Lesson Planning Thursday:

So this is a game that is always a hit. It’s really simple.

Music starts. Have the students pass the ball around. Music stops. Have the student stand up and answer the question. Of course you can always throw in a “bomb” one and have them do a dance or something.

You can just load it up on power point and if you know how just add the music in. If not I’ve used my phone alarm which made the kids laugh and dance because it was VIXX’s love equation.

It really helps promote speaking as well as makes sure the kids are focusing on what they are doing otherwise they can get “caught”. It also allows you to check students individually-a lot of the times things are in teams which is great but sometimes I like to check for comprehension.

Most likely you’ll have at least one or student who is unable to answer but don’t be afraid to not stop the music on them. Young Jun from last year had the worst English skills out of all my students but after I built up trust with him, I knew that I could stop the music on him and have him stand up. He still wasn’t able to answer without help but he had no problem feeling confident to follow my lead. If I had done that in the beginning of the year he would have not responded at all. So it’s important if you do want to involve lower level students that you make sure they are either comfortable following your prodding or possibly wait until they get to know you a little better and feel comfortable .

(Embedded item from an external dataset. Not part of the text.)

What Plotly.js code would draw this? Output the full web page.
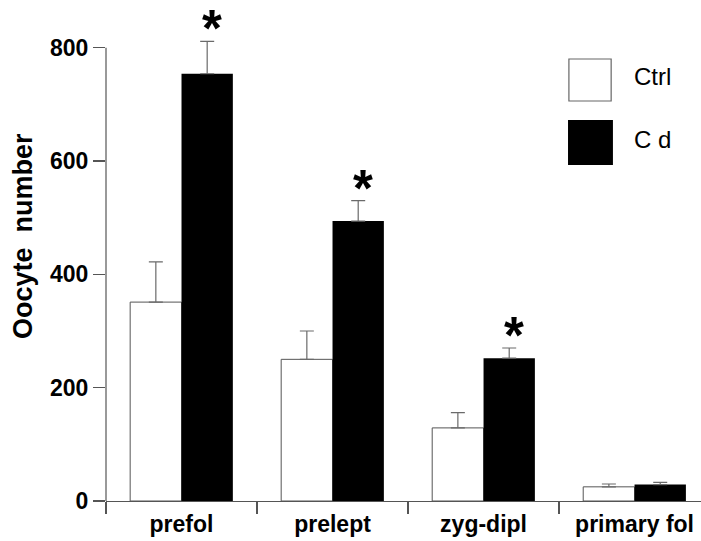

I also like to set the rules up before hand: no throwing, no fighting, no putting the ball in your shirt (this has happened before…..). The students tend to really like this game and enjoy it when one of their classmates gets chosen.

I also sometimes do a “1+1” (a common Korean Korean sales promo and the kids know the lingo) if they are both holding the ball or if there is confusion over who is supposed to answer-this also reduces fights.




any kind of ball that’s easy to toss around

So that’s it for today! I will def remember to post tomorrow (if I remember!)